Entries with chart source code
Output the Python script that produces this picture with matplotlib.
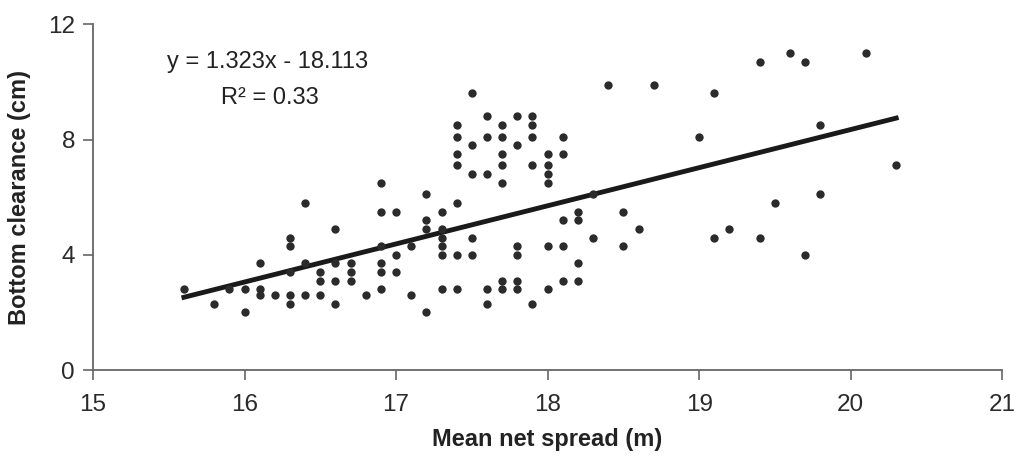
import matplotlib.pyplot as plt
import numpy as np

# mean net spread (m) and bottom clearance (cm)
spread = [15.6, 15.8, 15.9, 16.0, 16.0, 16.1, 16.1, 16.1, 16.2,
          16.3, 16.3, 16.3, 16.3, 16.3, 16.4, 16.4, 16.4,
          16.5, 16.5, 16.5, 16.6, 16.6, 16.6, 16.6, 16.7, 16.7, 16.7, 16.8,
          16.9, 16.9, 16.9, 16.9, 16.9, 16.9, 17.0, 17.0, 17.0, 17.1, 17.1,
          17.2, 17.2, 17.2, 17.2, 17.3, 17.3, 17.3, 17.3, 17.3, 17.3,
          17.4, 17.4, 17.4, 17.4, 17.4, 17.4, 17.4,
          17.5, 17.5, 17.5, 17.5, 17.5,
          17.6, 17.6, 17.6, 17.6, 17.6,
          17.7, 17.7, 17.7, 17.7, 17.7, 17.7, 17.7,
          17.8, 17.8, 17.8, 17.8, 17.8, 17.8,
          17.9, 17.9, 17.9, 17.9, 17.9,
          18.0, 18.0, 18.0, 18.0, 18.0, 18.0,
          18.1, 18.1, 18.1, 18.1, 18.1,
          18.2, 18.2, 18.2, 18.2, 18.3, 18.3, 18.4, 18.5, 18.5, 18.6, 18.7,
          19.0, 19.1, 19.1, 19.2, 19.4, 19.4, 19.5, 19.6, 19.7, 19.7,
          19.8, 19.8, 20.1, 20.3]
clearance = [2.8, 2.3, 2.8, 2.8, 2.0, 3.7, 2.8, 2.6, 2.6,
             4.6, 4.3, 3.4, 2.6, 2.3, 5.8, 3.7, 2.6,
             3.4, 3.1, 2.6, 4.9, 3.7, 3.1, 2.3, 3.7, 3.4, 3.1, 2.6,
             6.5, 5.5, 4.3, 3.7, 3.4, 2.8, 5.5, 4.0, 3.4, 4.3, 2.6,
             6.1, 5.2, 4.9, 2.0, 5.5, 4.9, 4.6, 4.3, 4.0, 2.8,
             8.5, 8.1, 7.5, 7.1, 5.8, 4.0, 2.8,
             9.6, 7.8, 6.8, 4.6, 4.0,
             8.8, 8.1, 6.8, 2.8, 2.3,
             8.5, 8.1, 7.5, 7.1, 6.5, 3.1, 2.8,
             8.8, 7.8, 4.3, 4.0, 3.1, 2.8,
             8.8, 8.5, 8.1, 7.1, 2.3,
             7.5, 7.1, 6.8, 6.5, 4.3, 2.8,
             8.1, 7.5, 5.2, 4.3, 3.1,
             5.5, 5.2, 3.7, 3.1, 6.1, 4.6, 9.9, 5.5, 4.3, 4.9, 9.9,
             8.1, 9.6, 4.6, 4.9, 10.7, 4.6, 5.8, 11.0, 10.7, 4.0,
             8.5, 6.1, 11.0, 7.1]

slope = 1.323
intercept = -18.113
r2 = 0.33
xticks = [15, 16, 17, 18, 19, 20, 21]
yticks = [0, 4, 8, 12]

plt.rcParams['font.family'] = ['Liberation Sans', 'DejaVu Sans']

fig = plt.figure(figsize=(10.16, 4.58), dpi=100)
ax = fig.add_axes([0.0915, 0.192, 0.895, 0.755])

ax.scatter(spread, clearance, s=36, color='#2b2b2b', zorder=3, linewidths=0)

xl = np.array([min(spread), max(spread)])
ax.plot(xl, slope * xl + intercept, color='#1a1a1a', lw=3.5, zorder=2)

ax.text(16.15, 10.7, 'y = 1.323x - 18.113', ha='center', va='center',
        fontsize=17, color='#222222')
ax.text(16.17, 9.45, 'R\u00b2 = ' + f'{r2:.2f}', ha='center', va='center',
        fontsize=17, color='#222222')

ax.set_xlim(15, 21)
ax.set_ylim(0, 12)
ax.set_xticks(xticks)
ax.set_yticks(yticks)
ax.tick_params(labelsize=17.5, labelcolor='#2a2a2a', color='#666666',
               length=7, width=1.2, direction='out')
ax.tick_params(axis='x', pad=10)
ax.tick_params(axis='y', pad=6)
for s in ['top', 'right']:
    ax.spines[s].set_visible(False)
for s in ['left', 'bottom']:
    ax.spines[s].set_color('#666666')
    ax.spines[s].set_linewidth(1.3)

ax.set_xlabel('Mean net spread (m)', fontsize=17, fontweight='bold', color='#222222', labelpad=9)
ax.set_ylabel('Bottom clearance (cm)', fontsize=17, fontweight='bold', color='#222222', labelpad=12)

fig.savefig('out.png', dpi=100)
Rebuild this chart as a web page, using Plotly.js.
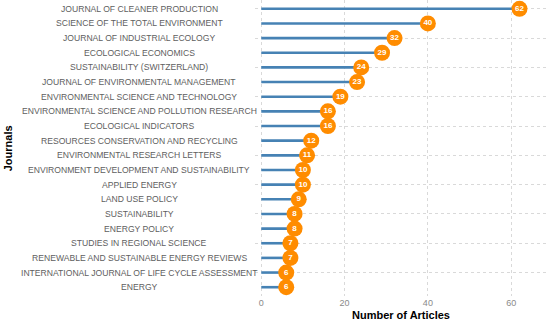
<!DOCTYPE html>
<html>
<head>
<meta charset="utf-8">
<script src="https://cdn.plot.ly/plotly-3.0.1.min.js"></script>
<style>html,body{margin:0;padding:0;background:#fff}#chart{width:550px;height:325px}</style>
</head>
<body>
<div id="chart"></div>
<script>
const journals = [
  "JOURNAL OF CLEANER PRODUCTION",
  "SCIENCE OF THE TOTAL ENVIRONMENT",
  "JOURNAL OF INDUSTRIAL ECOLOGY",
  "ECOLOGICAL ECONOMICS",
  "SUSTAINABILITY (SWITZERLAND)",
  "JOURNAL OF ENVIRONMENTAL MANAGEMENT",
  "ENVIRONMENTAL SCIENCE AND TECHNOLOGY",
  "ENVIRONMENTAL SCIENCE AND POLLUTION RESEARCH",
  "ECOLOGICAL INDICATORS",
  "RESOURCES CONSERVATION AND RECYCLING",
  "ENVIRONMENTAL RESEARCH LETTERS",
  "ENVIRONMENT DEVELOPMENT AND SUSTAINABILITY",
  "APPLIED ENERGY",
  "LAND USE POLICY",
  "SUSTAINABILITY",
  "ENERGY POLICY",
  "STUDIES IN REGIONAL SCIENCE",
  "RENEWABLE AND SUSTAINABLE ENERGY REVIEWS",
  "INTERNATIONAL JOURNAL OF LIFE CYCLE ASSESSMENT",
  "ENERGY"
];
const articles = [62, 40, 32, 29, 24, 23, 19, 16, 16, 12, 11, 10, 10, 9, 8, 8, 7, 7, 6, 6];
const xTicks = [0, 20, 40, 60];

const FONT = 'Liberation Sans, Arial, Helvetica, sans-serif';

const stemX = [], stemY = [];
journals.forEach((j, i) => {
  stemX.push(0, articles[i], null);
  stemY.push(j, j, null);
});

const stems = {
  type: 'scatter', mode: 'lines', x: stemX, y: stemY,
  line: {color: '#4682B4', width: 2.6},
  hoverinfo: 'skip', showlegend: false
};
const dots = {
  type: 'scatter', mode: 'markers+text', x: articles, y: journals,
  text: articles.map(String), textposition: 'middle center',
  textfont: {family: FONT, size: 8, color: '#ffffff', weight: 'bold'},
  marker: {color: '#FF8C00', size: 16, line: {width: 0}},
  showlegend: false
};

// centred category labels (ggplot-style), drawn as real text
const labelAnns = journals.map(j => ({
  text: j, xref: 'paper', yref: 'y', x: -0.397, y: j,
  xanchor: 'center', yanchor: 'middle', showarrow: false,
  font: {family: FONT, size: 8.6, color: '#5e5e5e'}
}));
labelAnns.push({
  text: '<b>Journals</b>', xref: 'paper', yref: 'paper', x: -0.845, y: 0.5,
  xanchor: 'center', yanchor: 'middle', showarrow: false, textangle: -90,
  font: {family: FONT, size: 11, color: '#000000'}
});

const layout = {
  width: 550, height: 325,
  margin: {l: 255, r: 3, t: 0, b: 29},
  paper_bgcolor: '#ffffff', plot_bgcolor: '#ffffff',
  font: {family: FONT, color: '#555555'},
  xaxis: {
    range: [-1.5, 68.6], tickvals: xTicks, ticktext: xTicks.map(String),
    showgrid: true, gridcolor: '#d9d9d9', griddash: 'dot', gridwidth: 1,
    zeroline: false, showline: false, ticks: '',
    tickfont: {size: 9, color: '#8a8a8a'},
    title: {text: 'Number of Articles', font: {size: 11, color: '#000000', weight: 'bold'}, standoff: 4},
    automargin: false
  },
  yaxis: {
    type: 'category', categoryorder: 'array', categoryarray: journals,
    range: [19.6, -0.6],
    showgrid: true, gridcolor: '#d9d9d9', griddash: 'dot', gridwidth: 1,
    zeroline: false, showline: false, ticks: '', showticklabels: false,
    automargin: false
  },
  annotations: labelAnns
};

Plotly.newPlot('chart', [stems, dots], layout, {displayModeBar: false, staticPlot: true});
</script>
</body>
</html>
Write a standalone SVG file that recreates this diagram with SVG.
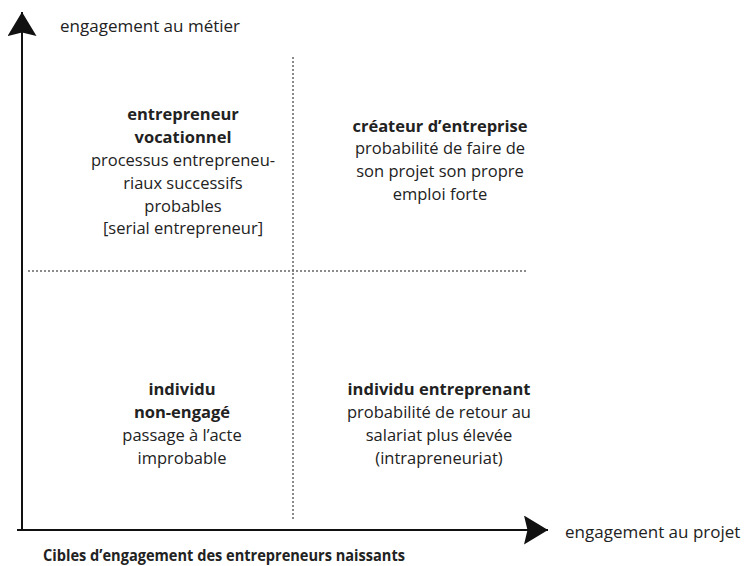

YOUR OBJECTIVE -> Pick each line holding the word "matplotlib" out of the data and copy it.

COMPLETED TASK ->
Output the Python script that produces this picture with matplotlib.
import matplotlib.pyplot as plt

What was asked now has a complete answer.